We’re back! The mood at the recent annual meeting of the American Association for the Advancement of Science was buoyant. President Obama speaks science. The crowd for Al Gore’s talk filled not only the main ballroom but also the giant ballroom in another hotel that served as the overflow room. All the sessions devoted to policy and the new administration were packed.
Steven Chu, Jane Lubchenco, and John Holdren were hailed as a new holy trinity. Fresh news of more than $20 billion for science and technology in the stimulus package threatened to cause levitation of the hotel. Was it true that the House-Senate conference resulted in more money for research than either chamber had approved separately? Visions of new laboratories crowded with graduate students danced in the eyes of the crowd.
Although some people might have arrived without a wish list, it is hard to believe that anyone could have survived the meeting without giving in to the temptation to draft at least a short one.
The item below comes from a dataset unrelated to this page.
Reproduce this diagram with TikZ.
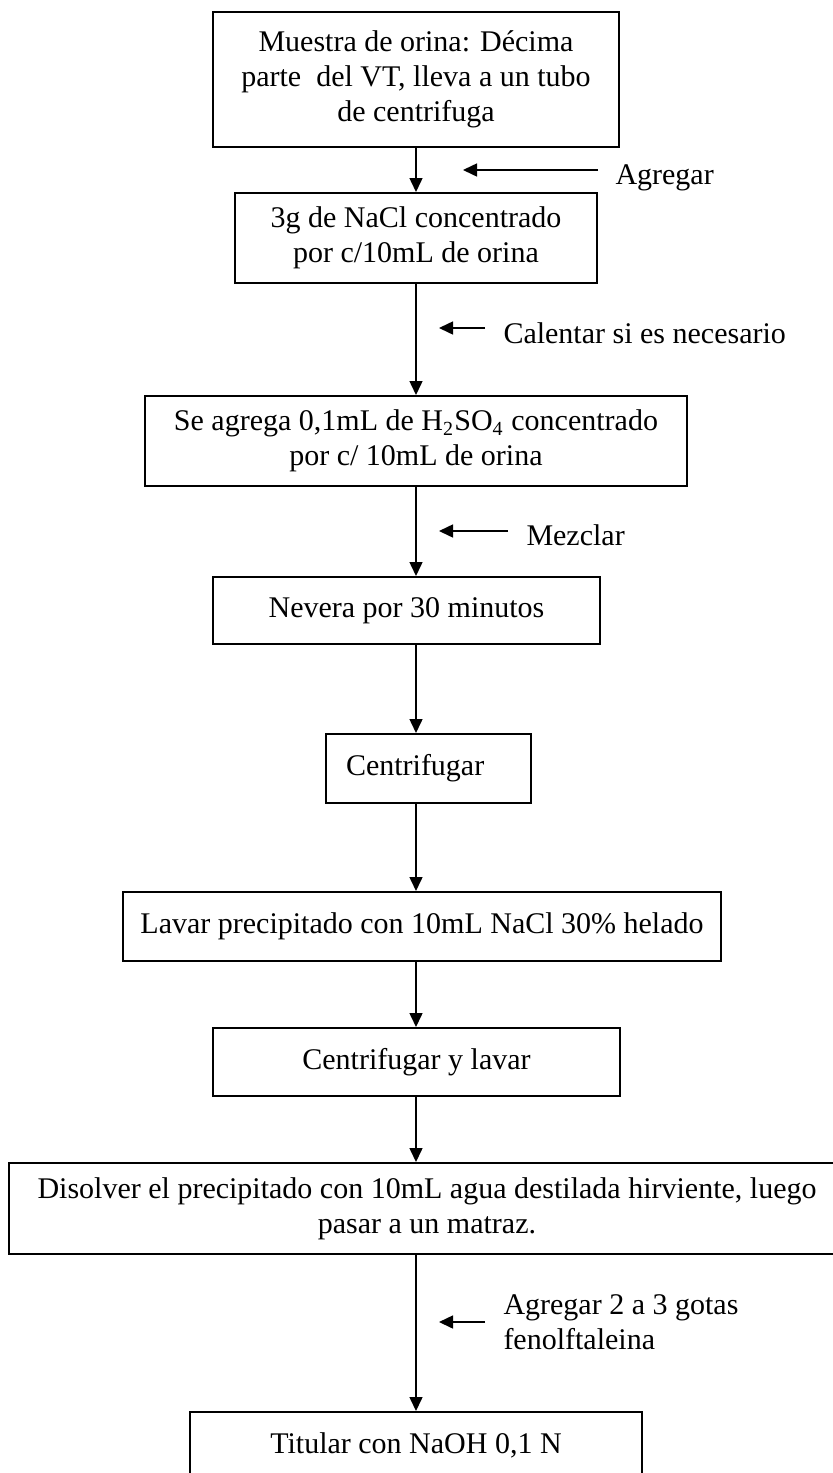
\documentclass[tikz,border=0pt]{standalone}
\usepackage{fontspec}
\setmainfont{Liberation Serif}
\usetikzlibrary{arrows.meta}
\def\px{0.4pt}
\tikzset{caja/.style 2 args={draw, line width=0.8pt, minimum width=#1*\px, minimum height=#2*\px, inner sep=0pt, align=center}}
\tikzset{flecha/.style={line width=0.6pt, -{Triangle[length=5.6pt, width=5.2pt]}}}
\tikzset{nota/.style={anchor=west, inner sep=0pt, align=left}}

\begin{document}
\begin{tikzpicture}[x=\px, y=-\px, font=\fontsize{12}{14}\selectfont]
\clip (0,0) rectangle (833,1473);
\coordinate (eje) at (416,0);

% pasos
\node[caja={406}{135}] (muestra) at (416,79.5) {Muestra de orina: Décima\\parte\ \ del VT, lleva a un tubo\\de centrifuga};
\node[caja={362}{90}] (nacl) at (416,238) {3g de NaCl concentrado\\por c/10mL de orina};
\node[caja={542}{90}] (acido) at (416,441) {Se agrega 0,1mL de H\textsubscript{2}SO\textsubscript{4} concentrado\\por c/ 10mL de orina};
\node[caja={387}{67}] (nevera) at (406.5,610.5) {Nevera por 30 minutos};
\node[caja={205}{69}, inner xsep=20*\px, text width=165*\px, align=left] (centri) at (428.5,768.5) {Centrifugar};
\node[caja={598}{69}] (lavar) at (422,926.5) {Lavar precipitado con 10mL NaCl 30\% helado};
\node[caja={407}{68}] (centrilav) at (416.5,1062) {Centrifugar y lavar};
\node[caja={836}{91}] (disolver) at (427,1208.5) {Disolver el precipitado con 10mL agua destilada hirviente, luego\\pasar a un matraz.};
\node[caja={452}{66}] (titular) at (416,1445) {Titular con NaOH 0,1 N};

\draw[flecha] (muestra.south -| eje) -- (nacl.north -| eje);
\draw[flecha] (nacl.south -| eje) -- (acido.north -| eje);
\draw[flecha] (acido.south -| eje) -- (nevera.north -| eje);
\draw[flecha] (nevera.south -| eje) -- (centri.north -| eje);
\draw[flecha] (centri.south -| eje) -- (lavar.north -| eje);
\draw[flecha] (lavar.south -| eje) -- (centrilav.north -| eje);
\draw[flecha] (centrilav.south -| eje) -- (disolver.north -| eje);
\draw[flecha] (disolver.south -| eje) -- (titular.north -| eje);

% agregados laterales
\node[nota] (agregar) at (615,178) {Agregar};
\coordinate (agrcola) at (598,170);
\coordinate (agrpunta) at (463,170);
\draw[flecha] (agrcola) -- (agrpunta);

\node[nota] (calentar) at (503,333) {Calentar si es necesario};
\coordinate (calcola) at (485,328);
\coordinate (calpunta) at (439,328);
\draw[flecha] (calcola) -- (calpunta);

\node[nota] (mezclar) at (526,535) {Mezclar};
\coordinate (mezcola) at (508,531);
\coordinate (mezpunta) at (439,531);
\draw[flecha] (mezcola) -- (mezpunta);

\node[nota] (gotas) at (503,1322) {Agregar 2 a 3 gotas\\fenolftaleina};
\coordinate (gotcola) at (485,1322);
\coordinate (gotpunta) at (439,1322);
\draw[flecha] (gotcola) -- (gotpunta);
\end{tikzpicture}
\end{document}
Low-cost solar cells, stem cell breakthroughs, a nuclear waste neutralizer, invisible wind turbines, an AIDS vaccine, synthetic carbon-free transportation fuels, ecological research preserves, a generic cholesterol drug, national science education standards, the solution to the innovation valley of death (we’ll call it the bridge to somewhere), the return of space science, even the resurrection of the Office of Technology Assessment.
Of course, there were a few wet blankets who wanted to remind everyone that the science part of the stimulus shared the same challenge as the rest of the package: Finding effective ways to spend a sudden infusion of cash will not be easy. The responsibility should be sobering. After years of bemoaning its powerlessness, the science community must recognize that being listened to and well funded brings with it the pressure to deliver. The shrugging, head-shaking excuse that we could have done so much with a little more money and a little more respect is no longer there. It’s put-up or shut-up time.
It’s also time to time for the community to expand its vision beyond its own self-interest. For the next few years, no one is going to listen to whining about poor neglected scientists. In contrast with disastrous unemployment levels, a deepening housing crisis, and a paralyzed financial system, science is sitting pretty. This is not the time to fret about science itself. This is the moment to listen to what others expect from science, to understand their priorities, to think about what science can deliver to help the nation.
Some, afflicted with chronic myopia or advanced chutzpah, will claim that the science community has always done that. Be serious. There is good reason to celebrate the new administration’s refreshing attitude toward science and the funding bonanza. But when we come down from our Obama high, we should remember what the nation wants from science and why this money fell into our laps. Our mission is not just to advance our research, it is to think hard and work diligently to serve the nation; to be more expansive and more accountable in confronting the most damaging economic crisis of our lifetimes.